The unemployment rate jumped to 7.2 percent in December from 6.8 percent in November and 5 percent last April, when the recession was four months old and just beginning to bite. More than 11 million Americans are now unemployed, and their growing ranks seem likely to put pressure on President-elect Barack Obama and Congress to act quickly on a stimulus package that mixes tax cuts and public spending.

“These numbers, back to back, of more than a half million a month suggest that the U.S. economy is in a freefall,” said Nariman Behravesh, chief economist at IHS Global Insight. “It’s scary, and it indicates that unless something is done and done quickly to turn this economy around, we’re looking at an awful situation this year.”

On Wall Street, the markets fell on the report, with all three major exchanges down more than one percent.

The 7.2 percent was the highest unemployment rate since January 1993, when the country was still shaking off a jobless recovery from the 1990-91 recession. The loss in total jobs for 2008 was the largest since 1945.

The toll of job losses cut across every sector. Nearly 800,000 manufacturing jobs were lost in 2008, and 630,000 construction jobs disappeared as home-building slowed. Jobs dried up in the financial sector, in publishing houses and trucking companies, department stores and hotels.

“This is unprecedented,” said Mark Zandi, chief economist of Moody’s Economy.com. “It’s coast to coast. It’s everywhere. There’s really no refuge in this job market. There’s no safe place.”
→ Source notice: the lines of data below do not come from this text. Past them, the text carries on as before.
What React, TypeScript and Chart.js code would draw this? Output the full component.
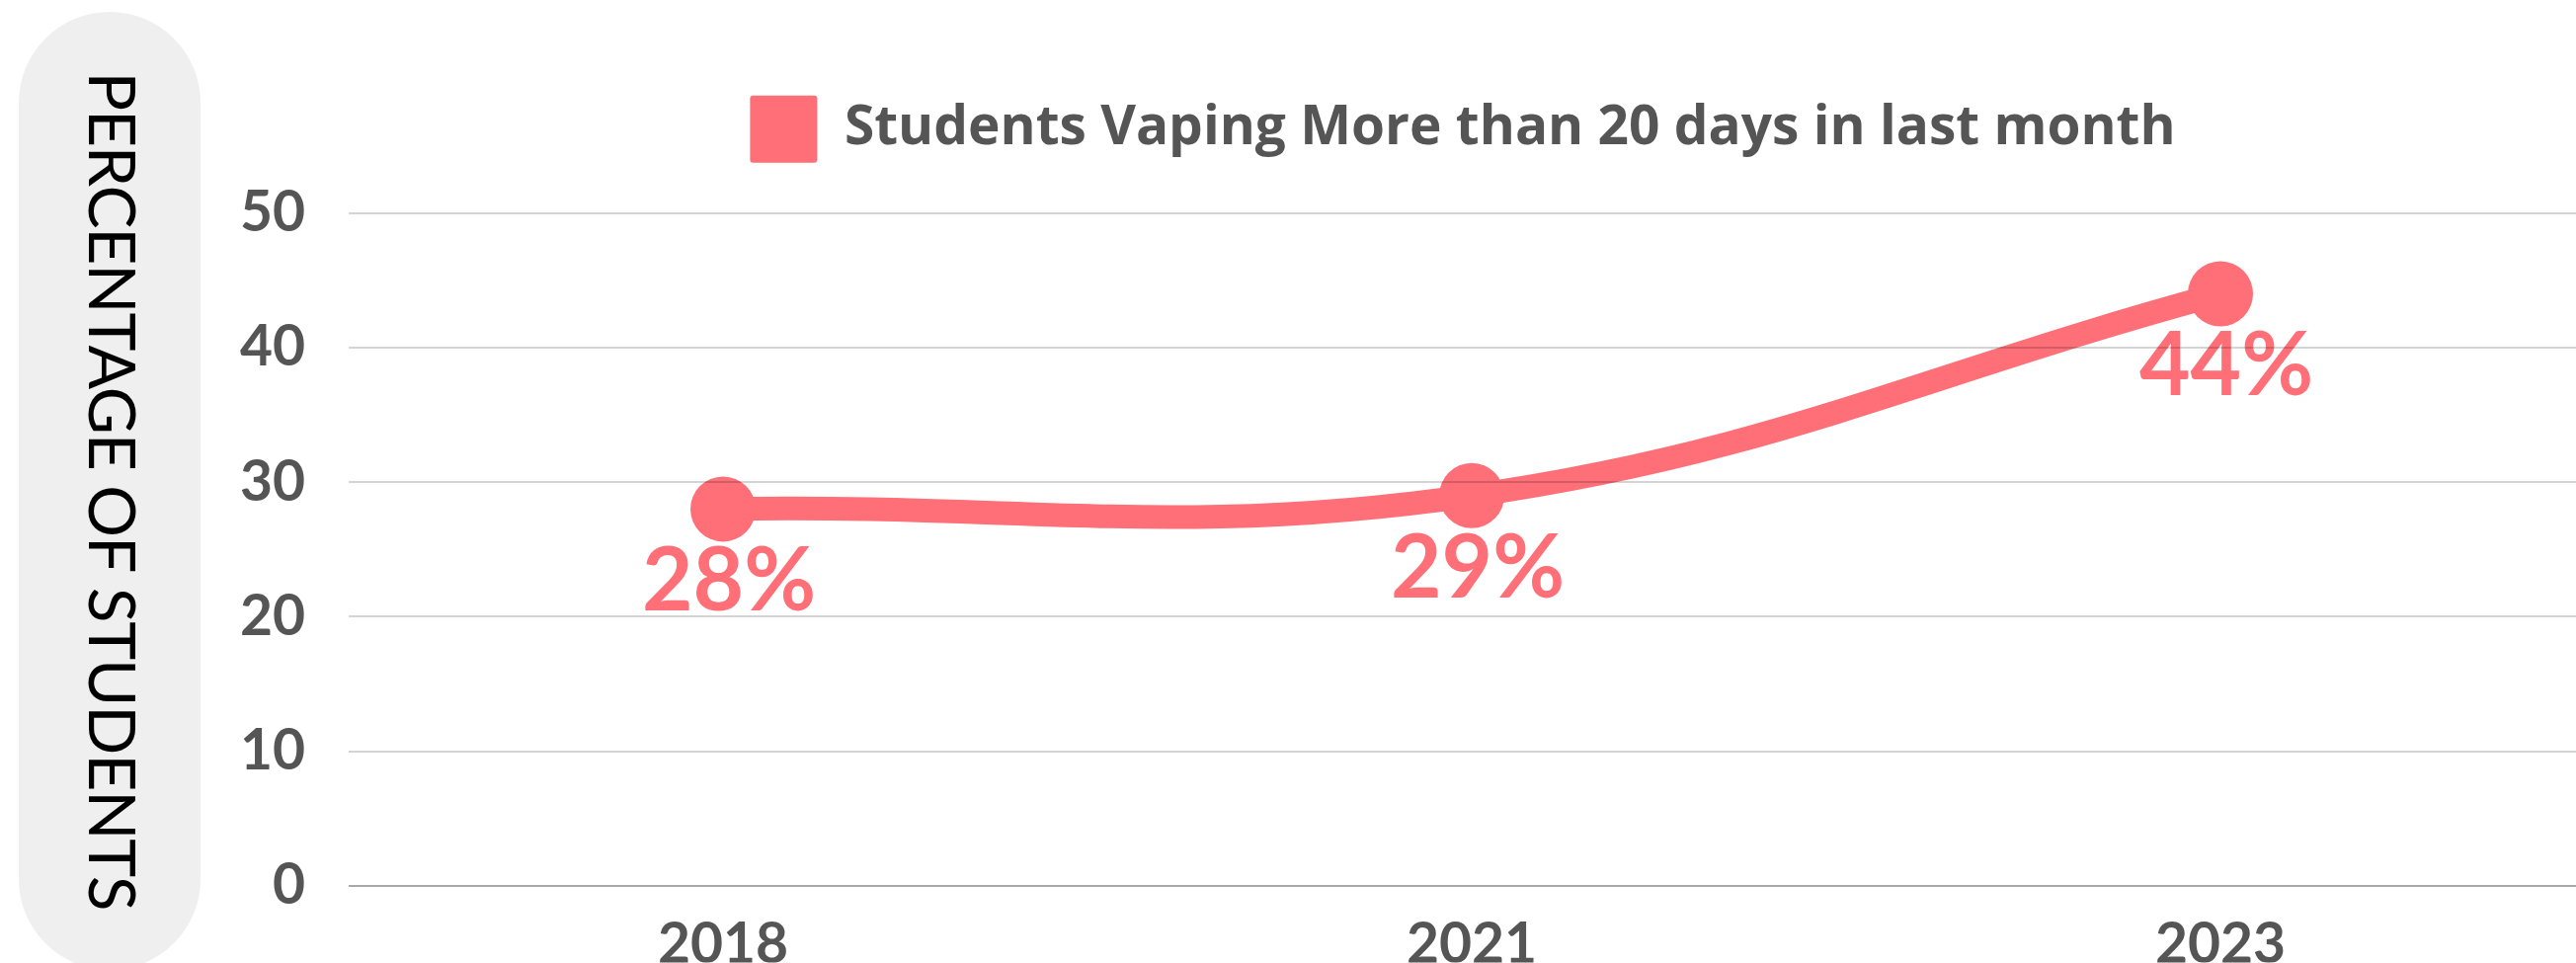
import React, { useEffect, useRef } from 'react';
import { Chart, registerables } from 'chart.js';

Chart.register(...registerables);

const categories = ['2018', '2021', '2023'];
const studentsVaping = [28, 29, 44];
const seriesLabel = 'Students Vaping More than 20 days in last month';
const yTitle = 'PERCENTAGE OF STUDENTS';
const yMin = 0;
const yMax = 50;
const yStep = 10;

const PINK = '#ff6f77';
const CANVAS_W = 2962;
const CANVAS_H = 975;

export default function App() {
  const ref = useRef<HTMLCanvasElement>(null);

  useEffect(() => {
    const canvas = ref.current;
    if (!canvas) return;

    const pillPlugin = {
      id: 'pillTitle',
      beforeDraw(chart: any) {
        const ctx = chart.ctx as CanvasRenderingContext2D;
        ctx.save();
        const x0 = 19, x1 = 203, y0 = 12, y1 = 982, r = 92;
        ctx.fillStyle = '#efefef';
        ctx.beginPath();
        (ctx as any).roundRect(x0, y0, x1 - x0, y1 - y0, r);
        ctx.fill();
        ctx.translate(111, 497);
        ctx.rotate(Math.PI / 2);
        ctx.font = '400 66px Lato';
        ctx.fillStyle = '#000';
        ctx.textAlign = 'center';
        ctx.textBaseline = 'middle';
        const w = ctx.measureText(yTitle).width;
        const n = yTitle.length - 1;
        (ctx as any).letterSpacing = ((850 - w) / n).toFixed(2) + 'px';
        ctx.fillText(yTitle, 0, 0);
        ctx.restore();
      },
    };

    const valueLabels = {
      id: 'valueLabels',
      afterDatasetsDraw(chart: any) {
        const ctx = chart.ctx as CanvasRenderingContext2D;
        const meta = chart.getDatasetMeta(0);
        ctx.save();
        ctx.font = '700 89px Lato';
        ctx.fillStyle = PINK;
        ctx.textAlign = 'center';
        ctx.textBaseline = 'alphabetic';
        meta.data.forEach((pt: any, i: number) => {
          ctx.fillText(`${studentsVaping[i]}%`, pt.x + 6, pt.y + 103);
        });
        ctx.restore();
      },
    };

    const tickFont = { family: 'Lato', size: 57, weight: '700' as any };

    const chart = new Chart(canvas, {
      type: 'line',
      data: {
        labels: categories,
        datasets: [
          {
            label: seriesLabel,
            data: studentsVaping,
            borderColor: PINK,
            backgroundColor: PINK,
            borderWidth: 24,
            pointRadius: 33,
            pointHoverRadius: 33,
            pointBackgroundColor: PINK,
            pointBorderWidth: 0,
            tension: 0.4,
            fill: false,
          },
        ],
      },
      options: {
        responsive: false,
        animation: false,
        devicePixelRatio: 1,
        layout: { padding: { top: 56.7, left: 0, right: 0, bottom: 0 } },
        plugins: {
          legend: {
            position: 'top',
            align: 'center',
            labels: {
              boxWidth: 68,
              boxHeight: 68,
              padding: 40,
              color: '#555555',
              font: { family: 'Open Sans', size: 55, weight: '700' as any },
              useBorderRadius: true,
              borderRadius: 3,
              generateLabels: () => [
                {
                  text: seriesLabel,
                  fillStyle: PINK,
                  strokeStyle: PINK,
                  lineWidth: 0,
                  hidden: false,
                  datasetIndex: 0,
                  borderRadius: 3,
                  fontColor: '#555555',
                } as any,
              ],
            },
          },
          tooltip: { enabled: false },
          title: { display: false },
        },
        scales: {
          x: {
            offset: true,
            grid: { display: false },
            border: { display: false },
            ticks: { color: '#555555', font: tickFont, padding: 18 },
            afterFit: (s: any) => {
              s.height = 77.7;
            },
          },
          xt: {
            type: 'category',
            position: 'top',
            grid: { display: false },
            border: { display: false },
            ticks: { display: false },
            afterFit: (s: any) => {
              s.height = 41;
            },
          },
          y: {
            min: yMin,
            max: yMax,
            ticks: { stepSize: yStep, color: '#555555', font: tickFont, padding: 44 },
            grid: {
              color: (c: any) => (c.tick && c.tick.value === 0 ? '#a8a8a8' : 'rgba(0,0,0,0.17)'),
              lineWidth: 2,
              drawTicks: false,
              z: 1,
            },
            border: { display: false },
            afterFit: (s: any) => {
              s.width = 353;
            },
          },
          yr: {
            type: 'linear',
            position: 'right',
            grid: { display: false },
            border: { display: false },
            ticks: { display: false },
            afterFit: (s: any) => {
              s.width = 335;
            },
          },
        },
      },
      plugins: [pillPlugin, valueLabels],
    } as any);

    return () => chart.destroy();
  }, []);

  return (
    <div
      style={{
        position: 'fixed',
        left: 0,
        top: 0,
        width: 2608,
        height: 975,
        overflow: 'hidden',
        background: '#fff',
      }}
    >
      <canvas ref={ref} width={CANVAS_W} height={CANVAS_H} style={{ display: 'block' }} />
    </div>
  );
}
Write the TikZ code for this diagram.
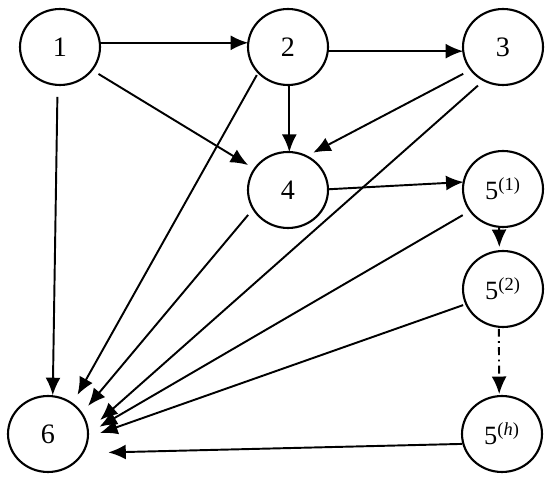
\documentclass[tikz,border=0pt]{standalone}
\usepackage{fontspec}
\setmainfont{Liberation Serif}
\usetikzlibrary{arrows.meta,calc,shapes.geometric}
\tikzset{
  state/.style={draw,ellipse,line width=1.2pt,minimum width=1.6cm,minimum height=1.52cm,inner sep=0pt,font=\fontsize{16}{19}\selectfont},
  substate/.style={font=\fontsize{15}{18}\selectfont},
  arr/.style={line width=1.1pt,-{Latex[length=10pt,width=8.5pt]}},
}
\begin{document}
\begin{tikzpicture}[x=0.02cm,y=0.02cm]
  \useasboundingbox (0,0) rectangle (550,479);
  \node[state] (n1) at (60,432) {1};
  \node[state] (n2) at (288,432) {2};
  \node[state] (n3) at (503,432) {3};
  \node[state] (n4) at (288,289) {4};
  \node[state,substate] (n51) at (503,290) {5\textsuperscript{(1)}};
  \node[state,substate] (n52) at (503,190) {5\textsuperscript{(2)}};
  \node[state,substate] (n5h) at (502,45) {5\textsuperscript{(\textit{h})}};
  \node[state] (n6) at (48,45) {6};
  % top rows
  \draw[arr] ($(n1)+(6:40)$) -- ($(n2)+(174:40)$);
  \draw[arr] ($(n2)+(-6:40)$) -- ($(n3)+(186:40)$);
  \draw[arr] ($(n1)+(-35:47)$) -- ($(n4)+(148:47)$);
  \draw[arr] ($(n2)+(-88:38)$) -- ($(n4)+(88:38)$);
  \draw[arr] ($(n3)+(214:48)$) -- ($(n4)+(56:45)$);
  \draw[arr] ($(n4)+(1:40)$) -- ($(n51)+(170:40)$);
  \draw[arr] ($(n51)+(-96:38)$) -- ($(n52)+(95:42)$);
  \draw[arr,dash pattern=on 4.5pt off 2.5pt on 1pt off 2.5pt] ($(n52)+(-96:40)$) -- ($(n5h)+(94:40)$);
  % into 6
  \draw[arr] ($(n1)+(-93:50)$) -- ($(n6)+(83:39)$);
  \draw[arr] ($(n2)+(222:42)$) -- ($(n6)+(53:49)$);
  \draw[arr] ($(n4)+(212:47)$) -- ($(n6)+(35:49)$);
  \draw[arr] ($(n3)+(237:46)$) -- ($(n6)+(15:54)$);
  \draw[arr] ($(n51)+(213:48)$) -- ($(n6)+(8:52)$);
  \draw[arr] ($(n52)+(202:43)$) -- ($(n6)+(1:52)$);
  \draw[arr] ($(n5h)+(194:41)$) -- ($(n6)+(-17:63)$);
\end{tikzpicture}
\end{document}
“Even with a stimulus package, the unemployment rate is going to keep rising and by December it is likely to be over 9 percent,” said David A. Levy, chairman of the Jerome Levy Forecasting Center. In a speech on the economy, Mr. Obama said Thursday that the unemployment rate “could reach double digits.”

The accelerating job loss — more than one million jobs have disappeared in just two months — suggests that the recession will last at least into early summer, making it the longest since the 1930s. The severe recessions of the mid-1970s and early 1980s each lasted 16 months, the current record.

In his speech Thursday at George Mason University, Mr. Obama said that his American Recovery and Reinvestment Plan would “immediately jump-start job creation and long-term growth.” Most forecasters, however, say that even with an ambitious stimulus plan, the economy will continue to contract through the first half of the year, though at a slower pace — and even if a recovery does kick in by early summer, it won’t generate jobs for many months after.

“I would suspect that starting this past October and lasting through April, we will have really big job losses,” said Robert Barbera, chief economist at the Investment Technology Group, a research and trading firm.

Just in October and November, 956,000 jobs disappeared (the November loss alone was 584,000, revised from 533,000), the Bureau of Labor Statistics reported. That was nearly 40 percent of the jobs that were eliminated since the recession began in December 2007.

“There was a change in psychology around the time the financial crisis devolved into a panic in September or October,” said Mark Zandi, chief economist at Moody’s Economy.com. “Businesses went from trying to hold on to their workers to laying them off in an effort to survive.”

Since then, consumer spending and business investment have fallen precipitously and lenders have been reluctant to supply the credit that would be needed to lift private sector demand. In addition, demand is not likely to revive until consumers become more confident about the economy. Their confidence is at record low levels, several polls show.

But for all the job losses, the current recession, now in its 14th month, falls short of the mid-’70s and early ’80s recessions, at least so far. The total number of men and women at work declined 2.7 percent in the 1974-75 recession and by 3.1 percent in 1981-82. In the current recession, the loss through November was under 2 percent.

“We are not yet near the numbers of those earlier recessions,” Mr. Barbera said, “but five more months like what we have been having and we’ll be there.”

An earlier version of this article misstated the previous time that the unemployment rate was this high. It was 7.3 percent in January 1993, not 1994, making the current rate the highest in 16 years, not 15. The net job loss for 2008 was also misstated. It was 2.6 million, not 2.4 million.